FOR anyone thinking that Jeremy Corbyn was going to rescue us from the Tories, it’s time to open your eyes.

Despite the daily fallouts over Brexit, the illegal bombing of Syria, the breast cancer scan mistakes in NHS England, the Windrush fiasco, lives lost at Grenfell, the massive rise in food banks (connected to austerity and especially Universal Credit), the WASPI women cheated out of their pensions – despite all this and more, courtesy of a Tory government clawing onto power via a dodgy deal with the DUP, Labour can’t make a breakthrough in the English local elections.

Only one or two of the above political failures should have been enough to consign Theresa May and her Tory government to the political dustbin. However, as the official opposition in Westminster which refuses to oppose Tory policies, the Labour party is in turmoil. The Blairites will blame the Corbynistas and the Corbynistas will blame the Blairites and all the while the Tories implement whatever policy they wish.

Of course many of us realise the answer to escaping Tory policies doesn’t lie with Corbyn or the British Labour Party.
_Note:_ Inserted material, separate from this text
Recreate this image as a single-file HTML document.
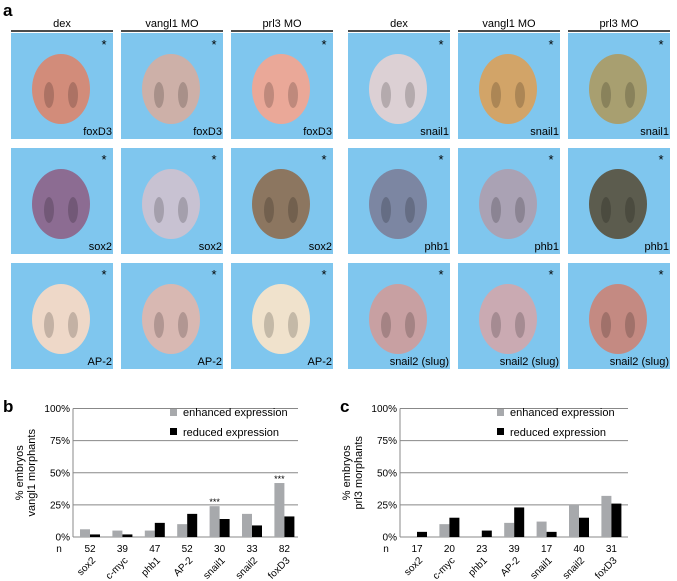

After all he is a British Nationalist in the same mould as their previous leaders. He may want different social policies but these will be paid for by Scottish oil revenues, and he’s the peace-loving party leader who voted to keep nuclear weapons on the Clyde.

If we want real change we have to demand it. It won’t come from any of the British parties, it will only come from campaigning for independence. So let’s start converting a few more of the Corbyn supporters who will hopefully now see the light and that he will not deliver us from Tory policies. Only we can do that by campaigning to have our own, independent Scottish Parliament.

Cllr Kenny MacLaren
Paisley

THE Scotland/rUK Brexit discussions have at last delivered a definable outcome. The British separatists have now effectively stated that after Great Britain separates from Europe it will only take seven years for a sufficient reduction in standards, regulations, and rights to take place across the whole of Great Britain.

I never gave much credence to the notion that 18 months was sufficient to redefine and improve the technical, financial and political relationship between Scotland and the rGB. I thought it would be more like a decade to get the task substantively done, so seven years seems to be wishful thinking even if based upon simply scrapping the current rights, regulation, and obligations developed within Europe over the last 40 years.

I suspect that no more than two 20 per cent devaluations of the Great British pound would be sufficient to significantly extend Great Britain’s international trade beyond current levels, and to rebuild the currently fully integrated trade with Europe.

As oil is denominated in dollars, Scotland will of course then be even more essential to the rGB, which the British separatists well know, and they would soon morph back into Unionists.

These separatists see no contradiction in holding on to their Scotland and leaving Europe, as they have the certainty that the only way is British, as only a sound Tory would see it. I am not convinced by that approach, and not being a Tory separatist myself I look forward to indyref2 to redefine Scotland’s relationship with rGB, and to improve Scotland’s links with the other peoples of Europe.

Stephen Tingle
Greater Glasgow

YOUR lead letter from “Name and address supplied” (May 4) threw cold water on Tommy Sheppard’s idea of engaging local activism by way of SNP local branches. The writer admits to having been to only one branch meeting and seems to think that members should be able to participate from the comfort of their own homes without the inconvenience of actually engaging, without arguing for changes which I’m sure are necessary – and which indeed are happening in many SNP branches. We haven’t got time to reinvent the wheel: the one we have can certainly be made to work better. Be the change! Get out there and do something! Don’t snipe from the sidelines!

Derek Ball
Bearsden

ANDREW Tickell’s excellent exposé of the “Scottish” Labour party’s obsession with always attacking the SNP is eye-opening (Scottish Labour have put Nat-bashing ahead of standing up for Scotland’s Parliament, May 4). However, he does not get to the question of why. Why, when the venal Tory party is attempting to rip up the devolution arrangement (which Labour set up and promised to defend in the infamous Vow), are Labour turning all their fire toward the SNP?

The answer is simple: peerages. Many Labour party hacks have come to rely on the patronage of the taxpayer and the party to fund their employment opportunities. This class of town-hall bureaucrat usually has zero ability and a massive sense of entitlement. After a lifetime of service to cronyism they view their “reward” as a £300 per day seat for life in the Lords.

They initially set Holyrood up to be another talking shop and rigged the voting system in order to ensure a permanent Unionist majority. Holyrood was never supposed to be governed by the SNP.

This system of patronisation is threatened by independence. This is why the loudest opponents of a second independence referendum are peers of no consequence such as George Foulkes, Michael Forsyth, Michelle Mone and John Reid. They fear the end of the gravy-train.

Alan Hinnrichs
Dundee

I WAS outraged to read in the press that the bad SNP had hatched a plan to burn babies in boxes. Are there no limits to the disgraceful actions of this bad political party?